ZIP supports random access utilizing an (towards) EOF central directory and due to (i).

>If one file is corrupt, the whole thing won't open.

ZIP lacks corruption resistance but it isn't totally fragile. Due to (i) corruptions don't cascade across files; if one file is corrupted, others can be extracted; if no compression used (files "stored") is possible to recover files by headers.

>Metadata isn't native to CBZ,

CBZ (CBR,CB7,etc too) isn't really a well-defined format. It's just pictures within a zip file. (And due to this, project competes CBZ usage-wise but actual competitive tech is zip/rar/etc.) The ComicInfo file is conventional. This information can (and some readers support this) instead be saved in zip header as comment.

>BBF's content deduplication

Wonder how this works. Assume (due the comment '[...]the same "Credits.jpg", "ScanlationGroup.png"[...]') is done across files so maybe something like linked mkvs, that some anime mini-encode groups use? Then how zero-copy goal is achieved? In any case, no, ZIP cannot do this. But if files "stored", a deduplicating filesystem can handle it.

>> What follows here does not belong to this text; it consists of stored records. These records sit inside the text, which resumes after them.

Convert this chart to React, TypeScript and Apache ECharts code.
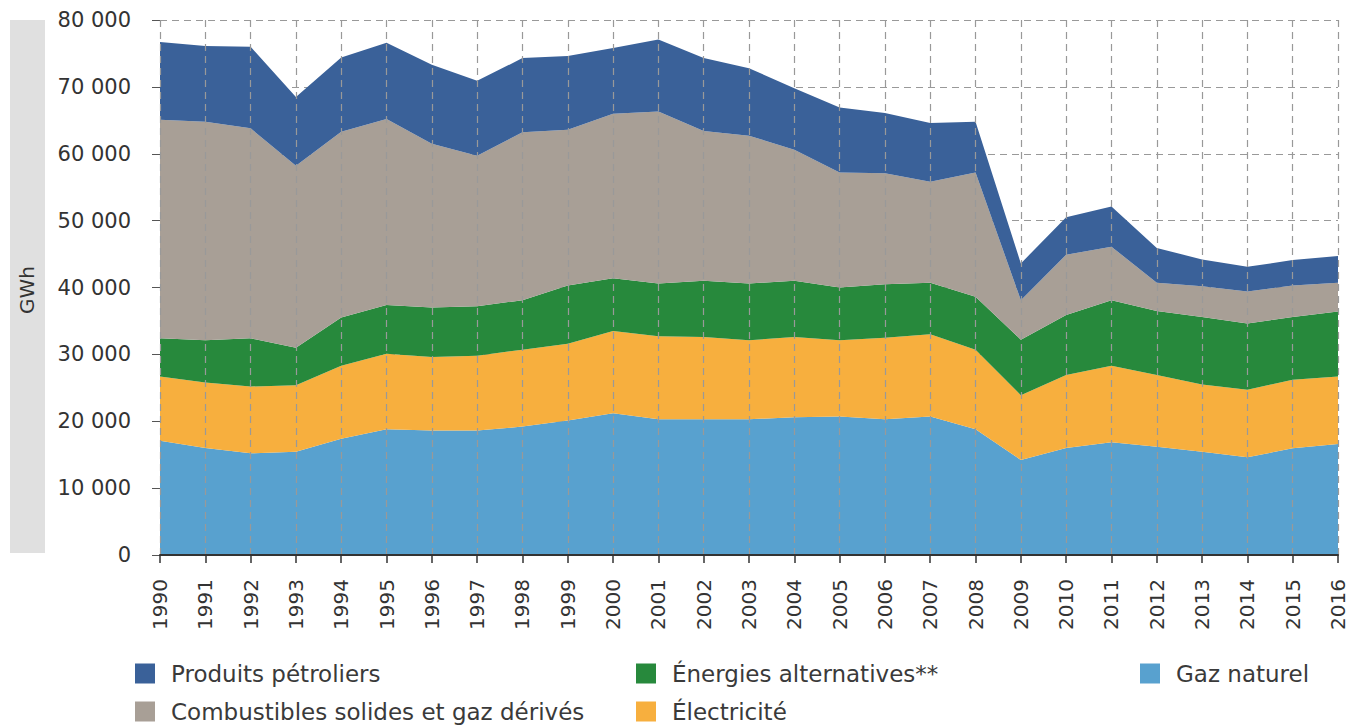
import React, { useEffect, useRef } from "react";
import * as echarts from "echarts";

const years = ["1990","1991","1992","1993","1994","1995","1996","1997","1998","1999","2000","2001","2002","2003","2004","2005","2006","2007","2008","2009","2010","2011","2012","2013","2014","2015","2016"];

const gazNaturel = [17100,16000,15200,15450,17400,18800,18600,18600,19200,20100,21200,20300,20300,20300,20600,20700,20300,20700,18800,14200,16000,16850,16200,15450,14600,15950,16600];
const electricite = [9600,9800,10000,9950,10900,11300,11000,11200,11500,11500,12300,12400,12300,11800,12000,11400,12200,12300,11900,9700,10900,11450,10700,10050,10100,10250,10100];
const energiesAlternatives = [5700,6300,7200,5600,7200,7300,7400,7400,7400,8700,7900,7900,8400,8500,8400,7900,8000,7700,7900,8300,9000,9800,9600,10100,9900,9400,9700];
const combustibles = [32700,32700,31400,27200,27800,27800,24500,22500,25100,23300,24600,25700,22400,22100,19600,17200,16600,15100,18600,5900,9000,8000,4200,4600,4800,4700,4300];
const produitsPetroliers = [11600,11300,12200,10300,11100,11400,11800,11200,11100,11000,9800,10800,10900,10100,9200,9700,9000,8800,7600,5500,5600,6000,5200,4000,3700,3800,4000];

const yTicks = [0, 10000, 20000, 30000, 40000, 50000, 60000, 70000, 80000];

const FONT = "DejaVu Sans";

export default function App() {
  const ref = useRef<HTMLDivElement>(null);
  useEffect(() => {
    if (!ref.current) return;
    const chart = echarts.init(ref.current, null, { renderer: "svg" });
    const mk = (name: string, data: number[], color: string) => ({
      name,
      type: "line",
      stack: "total",
      data,
      symbol: "none",
      lineStyle: { width: 0 },
      areaStyle: { color, opacity: 1 },
      itemStyle: { color },
    });
    const legendItem = (name: string, left: number, top: number) => ({
      data: [name],
      left,
      top,
      orient: "horizontal",
      icon: "rect",
      itemWidth: 20,
      itemHeight: 20,
      padding: 0,
      selectedMode: false,
      textStyle: { fontFamily: FONT, fontSize: 23, color: "#3a3a3a", padding: [0, 0, 0, 11] },
    });
    chart.setOption({
      animation: false,
      textStyle: { fontFamily: FONT },
      grid: { left: 160, right: 22, top: 20, bottom: 170 },
      graphic: [
        { type: "rect", shape: { x: 10, y: 20, width: 35, height: 533 }, style: { fill: "#e0e0e0" } },
        {
          type: "text",
          x: 27,
          y: 290,
          rotation: Math.PI / 2,
          style: { text: "GWh", fontFamily: FONT, fontSize: 20, fill: "#333", align: "center", verticalAlign: "middle" },
        },
      ],
      legend: [
        legendItem("Produits pétroliers", 135, 662),
        legendItem("Combustibles solides et gaz dérivés", 135, 700),
        legendItem("Énergies alternatives**", 636, 662),
        legendItem("Électricité", 636, 700),
        legendItem("Gaz naturel", 1140, 662),
      ],
      xAxis: {
        type: "category",
        data: years,
        boundaryGap: false,
        axisLine: { show: true, lineStyle: { color: "#333", width: 2 } },
        axisTick: { show: true, length: 8, lineStyle: { color: "#333", width: 1.5 }, alignWithLabel: true },
        axisLabel: { rotate: 90, margin: 24, fontFamily: FONT, fontSize: 20, color: "#333" },
        splitLine: { show: true, lineStyle: { color: "#999", type: [7, 5], width: 1.2 } },
        z: 10,
      },
      yAxis: {
        type: "value",
        min: 0,
        max: 80000,
        interval: 10000,
        axisLine: { show: false },
        axisTick: { show: true, length: 8, lineStyle: { color: "#555" } },
        axisLabel: {
          margin: 29,
          fontFamily: FONT,
          fontSize: 21,
          color: "#333",
          formatter: (v: number) => (yTicks.includes(v) ? String(v).replace(/\B(?=(\d{3})+(?!\d))/g, " ") : ""),
        },
        splitLine: { show: true, lineStyle: { color: "#999", type: [7, 5], width: 1.2 } },
      },
      series: [
        mk("Gaz naturel", gazNaturel, "#58a1cf"),
        mk("Électricité", electricite, "#f7af3e"),
        mk("Énergies alternatives**", energiesAlternatives, "#27893c"),
        mk("Combustibles solides et gaz dérivés", combustibles, "#a89f96"),
        mk("Produits pétroliers", produitsPetroliers, "#3a6199"),
      ],
    });
    return () => chart.dispose();
  }, []);
  return <div ref={ref} style={{ position: "absolute", left: 0, top: 0, width: 1360, height: 725 }} />;
}
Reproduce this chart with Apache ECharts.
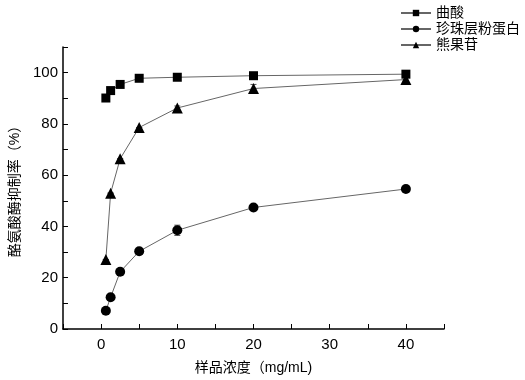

>Images inside are bit-exact copies. No re-encoding.

ZIP can do this due to (ii).

TL;DR BBF competes vs "stored" ZIP plus (conventional) header-saved metadata plus external tooling if my de-duplication assumption is correct. Issue though, and perhaps why an entirely new format is needed, CBZ is conventional and many things BBF targets to do won't hold if not design-bound.